III. Declaring that the U.S. would not be the first to use nuclear weapons, with diplomatic initiatives to the other nuclear weapons states (including India and Pakistan) to declare the same thing. This is linked to many other nuclear arms control issues. A non-first use pledge, along with the above-mentioned initiative to reduce the size of the U.S. nuclear weapons arsenal, would go a long way towards satisfying our obligations under Article Six of the Nuclear Non-Proliferation Treaty (NPT), which demands that all states work seriously towards the elimination of their nuclear weapons. These steps would significantly ameliorate the negative effects of the failure of the 2005 Nuclear Non-Proliferation Treaty review.
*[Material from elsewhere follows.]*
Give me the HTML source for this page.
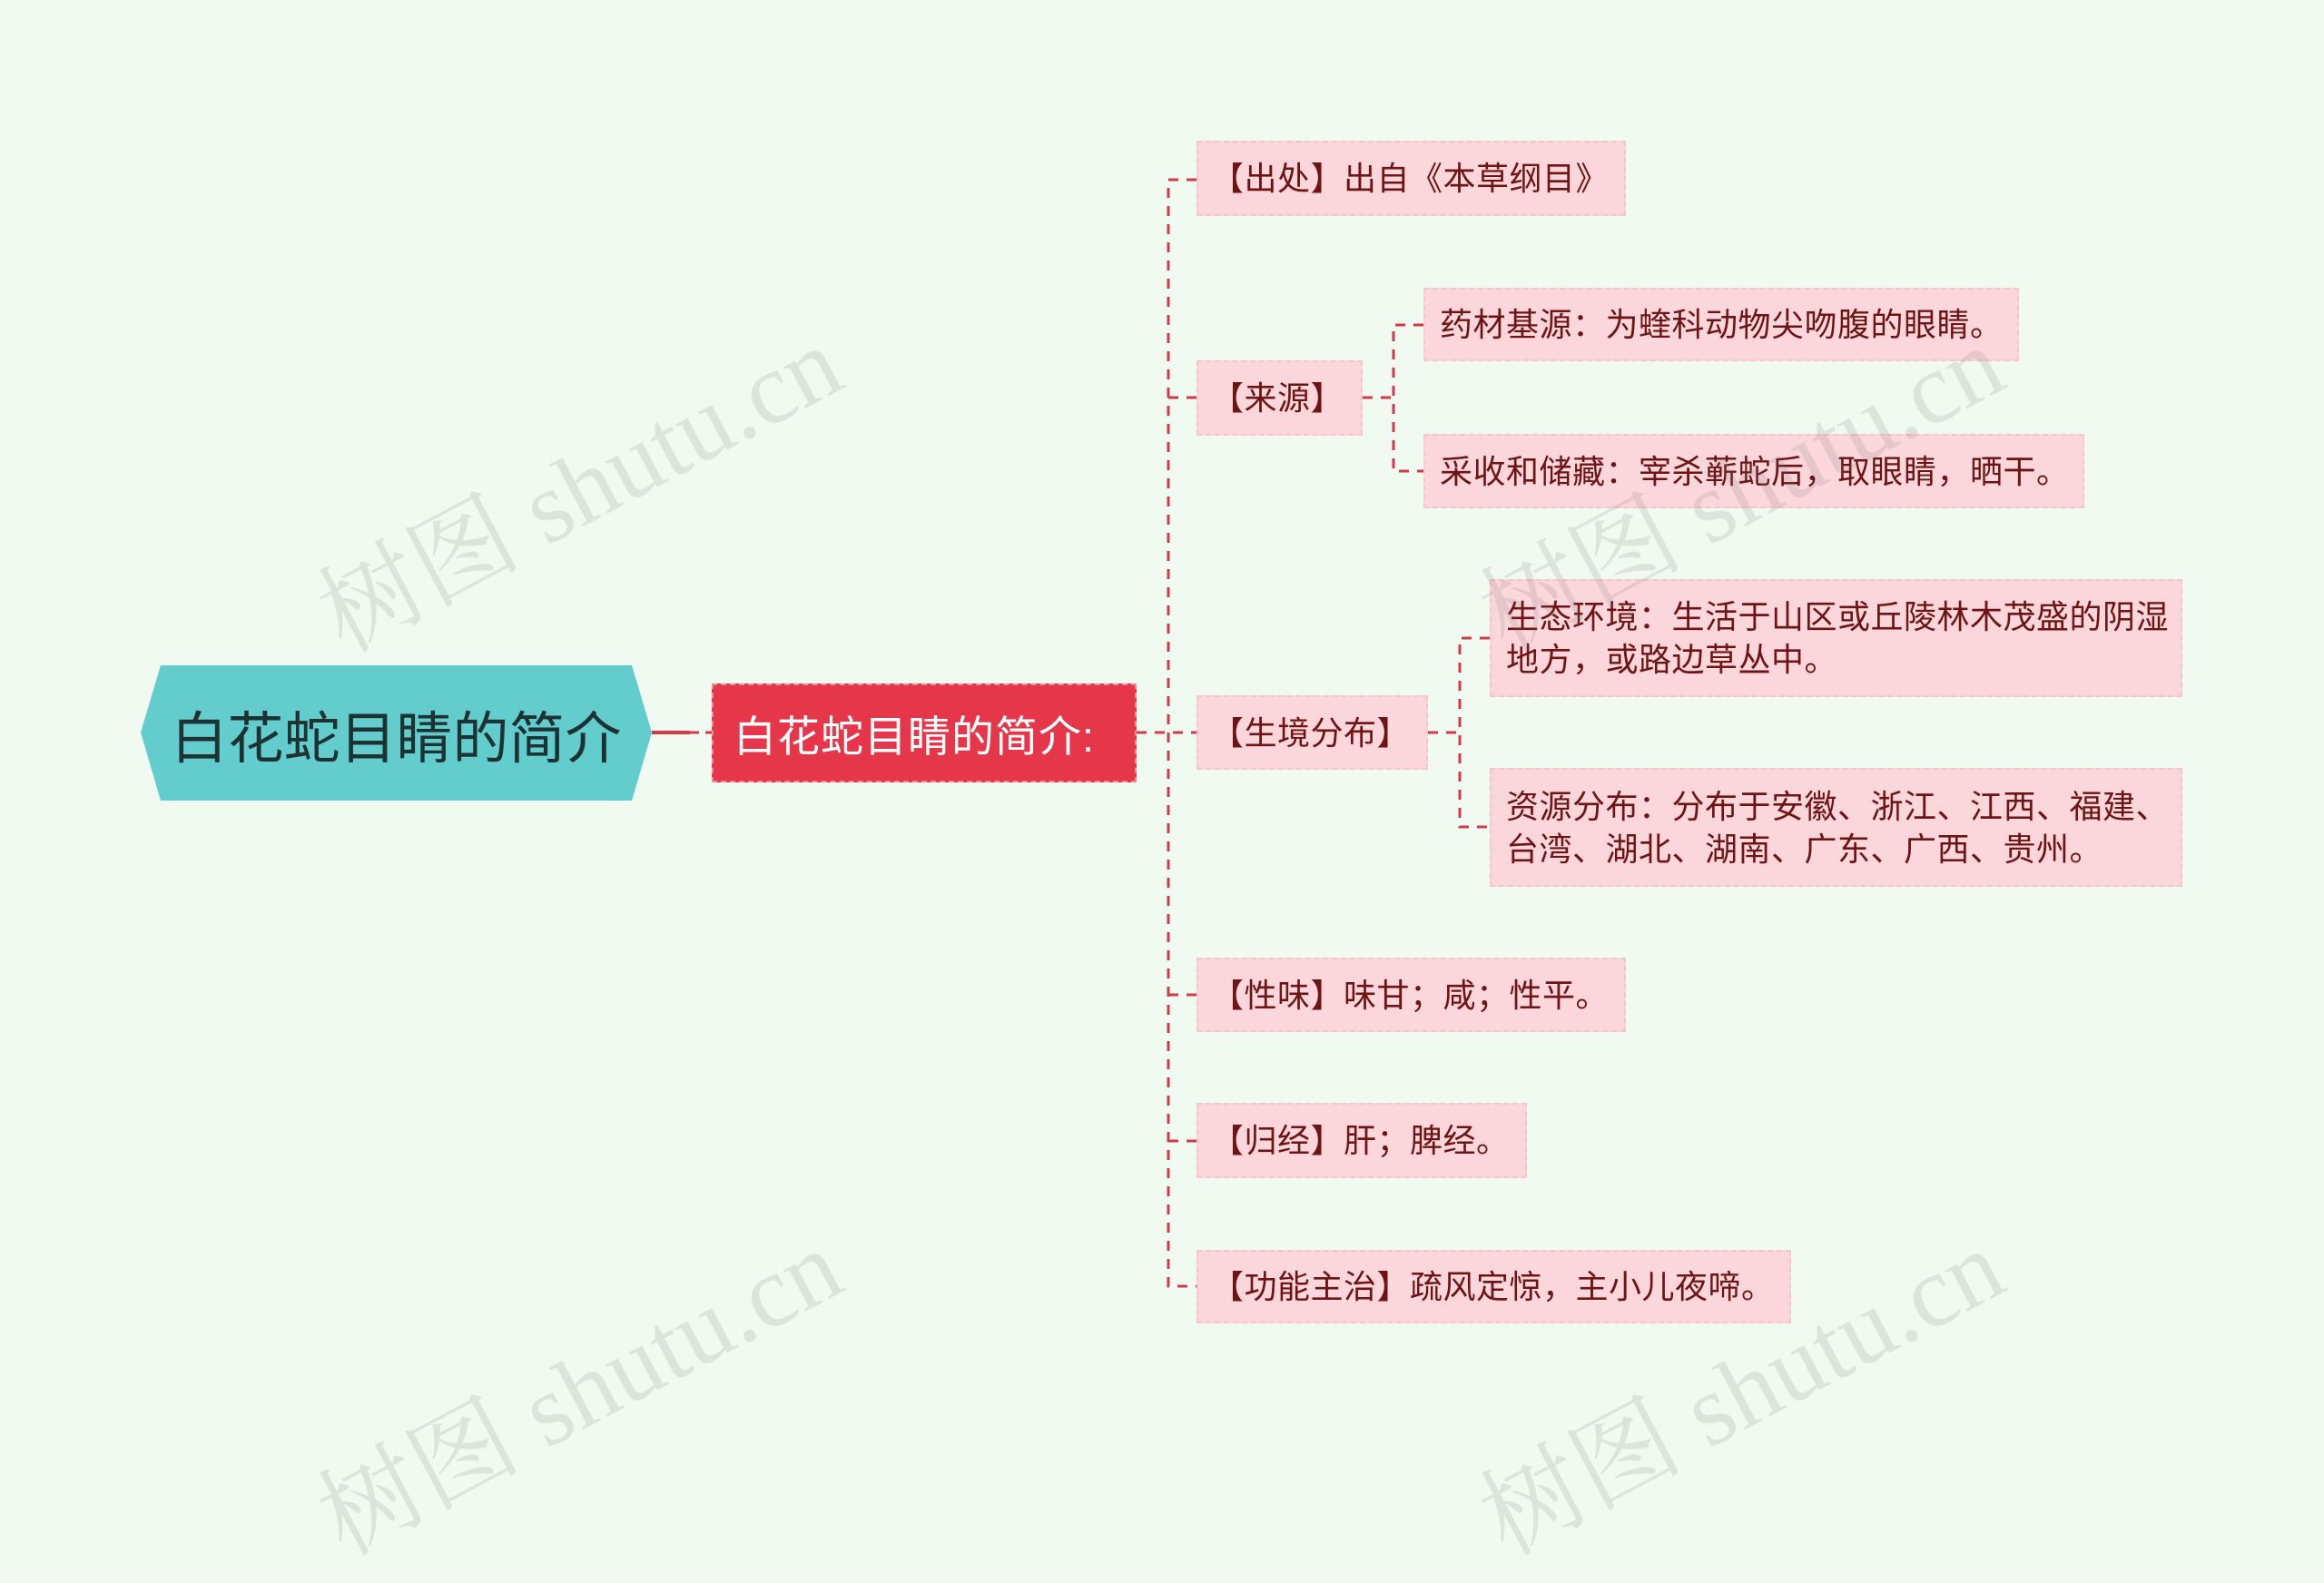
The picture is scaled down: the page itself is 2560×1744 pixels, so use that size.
<!DOCTYPE html>
<html><head><meta charset="utf-8"><style>
html,body{margin:0;padding:0}
body{width:2560px;height:1615px;background:#f0faf0;position:relative;overflow:hidden;font-family:"Liberation Sans","Noto Sans CJK SC",sans-serif}
.n{position:absolute;background:#fbd6db;color:#6e1414;font-size:36px;letter-spacing:0.5px;box-sizing:border-box;padding-left:22px;display:flex;align-items:center;line-height:47px;outline:2px dashed #f6c4cb;outline-offset:-2px}
.wm{position:absolute;font-family:"Liberation Serif","Noto Serif CJK SC",serif;font-size:112px;color:rgba(120,120,120,0.16);transform:rotate(-28deg);white-space:nowrap;transform-origin:center}
</style></head><body>
<svg width="2560" height="1615" style="position:absolute;left:0;top:0">
<polygon points="155,807 177,733 696,733 718,807 696,882 177,882" fill="#63cccc"/>
<line x1="718" y1="807" x2="760" y2="807" stroke="#d8394a" stroke-width="4"/>
<line x1="760" y1="807" x2="784" y2="807" stroke="#d8394a" stroke-width="3" stroke-dasharray="10,7"/>
<g stroke="#d23a4a" stroke-width="3" fill="none" stroke-dasharray="11,9">
<line x1="1252" y1="807" x2="1318" y2="807"/>
<path d="M1318,198 H1287 V1417 H1318"/>
<line x1="1287" y1="438" x2="1318" y2="438"/>
<line x1="1287" y1="1096" x2="1318" y2="1096"/>
<line x1="1287" y1="1257" x2="1318" y2="1257"/>
<path d="M1501,438 H1535 M1568,358 H1535 V519 H1568"/>
<path d="M1573,807 H1608 M1641,703 H1608 V911 H1641"/>
</g>
</svg>
<div style="position:absolute;left:155px;top:733px;width:563px;height:149px;display:flex;align-items:center;justify-content:center;font-size:62px;color:#1d3232">白花蛇目睛的简介</div>
<div style="position:absolute;left:784px;top:753px;width:468px;height:109px;background:#e5364a;color:#fff;font-size:47px;letter-spacing:1px;display:flex;align-items:center;padding-left:24px;box-sizing:border-box;outline:2px dashed #f08a95;outline-offset:-2px">白花蛇目睛的简介:</div>
<div class="n" style="left:1318px;top:155px;width:473px;height:83px;padding-left:16px">【出处】出自《本草纲目》</div>
<div class="n" style="left:1318px;top:397px;width:183px;height:83px;padding-left:16px">【来源】</div>
<div class="n" style="left:1568px;top:317px;width:656px;height:81px;padding-left:18px">药材基源：为蝰科动物尖吻腹的眼睛。</div>
<div class="n" style="left:1568px;top:478px;width:728px;height:82px;padding-left:18px">采收和储藏：宰杀蕲蛇后，取眼睛，晒干。</div>
<div class="n" style="left:1318px;top:766px;width:255px;height:82px;padding-left:16px">【生境分布】</div>
<div class="n" style="left:1641px;top:638px;width:763px;height:130px;padding-left:18px">生态环境：生活于山区或丘陵林木茂盛的阴湿<br>地方，或路边草丛中。</div>
<div class="n" style="left:1641px;top:846px;width:763px;height:131px;padding-left:18px">资源分布：分布于安徽、浙江、江西、福建、<br>台湾、湖北、湖南、广东、广西、贵州。</div>
<div class="n" style="left:1318px;top:1055px;width:473px;height:82px;padding-left:16px">【性味】味甘；咸；性平。</div>
<div class="n" style="left:1318px;top:1215px;width:364px;height:83px;padding-left:16px">【归经】肝；脾经。</div>
<div class="n" style="left:1318px;top:1377px;width:655px;height:81px;padding-left:16px">【功能主治】疏风定惊，主小儿夜啼。</div>
<div class="wm" style="left:320px;top:450px">树图 shutu.cn</div>
<div class="wm" style="left:1600px;top:450px">树图 shutu.cn</div>
<div class="wm" style="left:320px;top:1445px">树图 shutu.cn</div>
<div class="wm" style="left:1600px;top:1445px">树图 shutu.cn</div>
</body></html>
That failure was partially caused by a refusal of the Bush Administration to re-confirm our commitment to Article 6 of the NPT. A successful completion of the 2010 review of the Nuclear Non-Proliferation Treaty would be most helpful in persuading Iran to alter its course, particularly if the non-aligned and mid-East states join in the diplomatic pressure on Iran. A non-first use declaration would, in addition, be valuable in helping to create an international atmosphere in which the importance of having nuclear weapons would be reduced.

Our hopes are with President Obama and the new administration to succeed in the long sought goal: the post-war dream of the original scientists (who created the atom bomb to defend us from the possibility that Hitler might succeed at the same goal) to rid the earth of these most destructive weapons. Along with many of my MIT colleagues, if I can help in any way, I will be pleased and honored to do so.